Зато призраки революционеров наводнили русскую культуру: прозу (романы и рассказы Тургенева, Достоевского, Льва Толстого, Всеволода Гаршина); поэзию (стихи Якова Полонского, Семена Надсона); живопись (картины Репина, Василия Верещагина, Владимира Маковского). Передвижник Николай Ярошенко зашел так далеко, что свою картину «У Литовского замка», изображающую главную тюрьму Петербурга (ее называли «русской Бастилией») и стоящую перед ней девушку-революционерку, экспонировал на выставке передвижников в Петербурге в день убийства императора. Это, естественно, вызвало сенсацию. Брат Александра II, великий князь Михаил, был возмущен художником: «Ведь какие картины он пишет! Он просто социалист!» Картина была немедленно снята с выставки, а Ярошенко посадили под домашний арест. (Литовский замок был сожжен в дни Февральской революции 1917 года.
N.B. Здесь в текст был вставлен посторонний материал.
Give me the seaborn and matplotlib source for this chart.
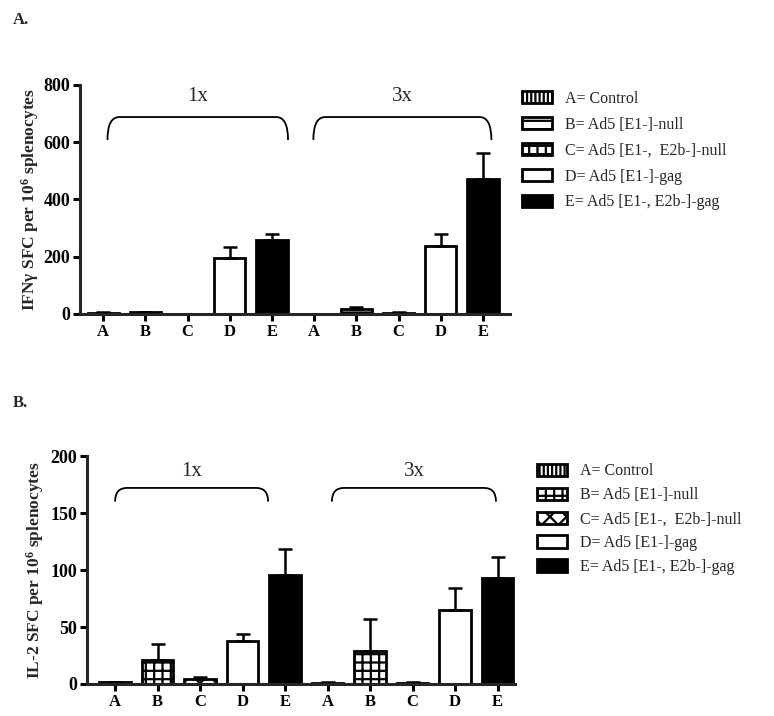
import numpy as np
import pandas as pd
import matplotlib
matplotlib.use("Agg")
import matplotlib.pyplot as plt
from matplotlib.path import Path
from matplotlib.patches import PathPatch, Patch
import seaborn as sns

# ---------------- data ----------------
letters = ["A", "B", "C", "D", "E"]
doses = ["1x", "3x"]
legend_labels_top = ["A= Control", "B= Ad5 [E1-]-null", "C= Ad5 [E1-,  E2b-]-null",
                     "D= Ad5 [E1-]-gag", "E= Ad5 [E1-, E2b-]-gag"]
legend_labels_bot = ["A= Control", "B= Ad5 [E1-]-null", "C= Ad5 [E1-,  E2b-]-null",
                     "D= Ad5 [E1-]-gag", "E= Ad5 [E1-, E2b-]-gag"]

ifng_mean = [5, 6, 0, 195, 257, 0, 18, 3, 238, 470]
ifng_upper = [6, 8, 0, 234, 278, 0, 25, 6, 278, 563]
il2_mean = [1.5, 21, 4, 38, 96, 1, 29, 1, 65, 93]
il2_upper = [2, 35, 6.5, 44, 118, 1.5, 57, 1.5, 84, 111]

ifng_ylabel = "IFN\u03b3 SFC per 10$^{6}$ splenocytes"
il2_ylabel = "IL-2 SFC per 10$^{6}$ splenocytes"

sns.set_theme(style="ticks")
plt.rcParams["font.family"] = ["Liberation Serif", "DejaVu Serif"]
plt.rcParams["mathtext.fontset"] = "custom"
plt.rcParams["mathtext.rm"] = "Liberation Serif"
plt.rcParams["mathtext.bf"] = "Liberation Serif:bold"
plt.rcParams["mathtext.default"] = "bf"
plt.rcParams["hatch.linewidth"] = 1.6

fig = plt.figure(figsize=(7.74, 7.16), dpi=100)

face = {"A": "white", "B": "white", "C": "white", "D": "white", "E": "black"}
hatch_top = {"A": "||||", "B": "--", "C": "++", "D": "", "E": ""}
hatch_bot = {"A": "||||", "B": "++", "C": "xx", "D": "", "E": ""}


def panel(rect, mean, upper, ymax, yticks, ylabel, hatches, brackets, legend_labels,
          leg_anchor, lspace, lpad):
    ax = fig.add_axes(rect)
    cats = [f"{l}{d}" for d in doses for l in letters]
    df = pd.DataFrame({"cat": cats, "val": mean, "up": upper})
    sns.barplot(data=df, x="cat", y="val", order=cats, color="white",
                edgecolor="black", linewidth=2.0, width=0.74, errorbar=None,
                saturation=1, ax=ax)
    for p, c in zip(ax.patches, cats):
        l = c[0]
        p.set_facecolor(face[l])
        p.set_hatch(hatches[l])
        p.set_edgecolor("black")
    x = np.arange(len(cats))
    lo = np.zeros(len(cats))
    hi = np.array(upper) - np.array(mean)
    ax.errorbar(x, mean, yerr=[lo, hi], fmt="none", ecolor="black",
                elinewidth=1.8, capsize=5, capthick=1.8, zorder=1)
    ax.set_ylim(0, ymax)
    ax.set_yticks(yticks)
    ax.set_yticklabels([str(t) for t in yticks], fontweight="bold", fontsize=13)
    ax.set_xticks(x)
    ax.set_xticklabels([c[0] for c in cats], fontweight="bold", fontsize=12)
    ax.set_xlabel("")
    ax.set_ylabel(ylabel, fontweight="bold", fontsize=12.5, labelpad=lpad)
    sns.despine(ax=ax)
    for s in ["left", "bottom"]:
        ax.spines[s].set_linewidth(2.2)
    ax.tick_params(axis="both", direction="out", length=5, width=2.2, pad=2, colors="black")
    ax.set_facecolor("white")
    # brackets
    for (x0, x1, yb, yt, lab, ylab) in brackets:
        dx = 0.28
        dy = (yt - yb)
        verts = [(x0, yb), (x0, yb + dy), (x0 + dx, yt), (x1 - dx, yt),
                 (x1, yt), (x1, yb)]
        codes = [Path.MOVETO, Path.CURVE3, Path.CURVE3, Path.LINETO, Path.CURVE3, Path.CURVE3]
        pp = PathPatch(Path(verts, codes), fill=False, lw=1.3, edgecolor="black", clip_on=False)
        ax.add_patch(pp)
        ax.text((x0 + x1) / 2, ylab, lab, ha="center", va="center", fontsize=15)
    handles = [Patch(facecolor=face[l], edgecolor="black", hatch=hatches[l], linewidth=2.0)
               for l in letters]
    fig.legend(handles, legend_labels, loc="upper left", bbox_to_anchor=leg_anchor,
               frameon=False, fontsize=11.5, handlelength=1.9, handleheight=0.8,
               labelspacing=lspace, handletextpad=0.8, borderaxespad=0)
    return ax


ax1 = panel([0.1034, 0.5615, 0.556, 0.3198], ifng_mean, ifng_upper, 800,
            [0, 200, 400, 600, 800], ifng_ylabel, hatch_top,
            [(0.1, 4.38, 608, 688, "1x", 760), (4.98, 9.2, 608, 688, "3x", 760)],
            legend_labels_top, (0.666, 0.882), 0.62, 2)
ax1.set_xlim(-0.55, 9.65)

ax2 = panel([0.1124, 0.0447, 0.5526, 0.3184], il2_mean, il2_upper, 200,
            [0, 50, 100, 150, 200], il2_ylabel, hatch_bot,
            [(0.0, 3.6, 160, 172, "1x", 186), (5.1, 8.96, 160, 172, "3x", 186)],
            legend_labels_bot, (0.685, 0.362), 0.5, 3)
ax2.set_xlim(-0.66, 9.4)

fig.text(0.016, 0.972, "A.", fontweight="bold", fontsize=12, va="center")
fig.text(0.016, 0.437, "B.", fontweight="bold", fontsize=12, va="center")

fig.savefig("out.png", dpi=100, facecolor="white")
На месте этой тюрьмы был построен безобразный жилой дом, на который я смотрел каждый день в течение четырех лет моей жизни в интернате специальной музыкальной школы при Ленинградской консерватории.)
Из России образ революционера-«нигилиста» перекочевал на Запад, где пресса широко освещала и неслыханную эпопею русского террора, кульминацией которой было цареубийство, и последующие репрессии правительства. «Нигилисты» стали модным символом, Оскар Уайльд написал драму «Вера, или Нигилисты» в 1881 году. Сара Бернар и Элеонора Дузе с успехом выступали в драме Викторьена Сарду из жизни «нигилистов» под названием «Федора». Тип русского революционера был представлен в популярных произведениях Эмиля Золя, Альфонса Доде, Ги де Мопассана и Марка Твена, и, наконец, он появился на страницах знаменитого журнала «The Strand» в одной из историй о Шерлоке Холмсе сэра Артура Конан Дойла – «Пенсне в золотой оправе». Это, конечно, было уже настоящей славой.
Убийство Александра II революционерами послужило также толчком, хотя и косвенным, к созданию специфически петербургского артефакта в области ювелирного искусства. Искусный придворный ювелир, обрусевший француз Фаберже, ломал голову над тем, как выполнить заказ Александра III, желавшего преподнести своей супруге, которая долгое время не могла прийти в себя после страшной смерти тестя, приятный сюрприз на Пасху.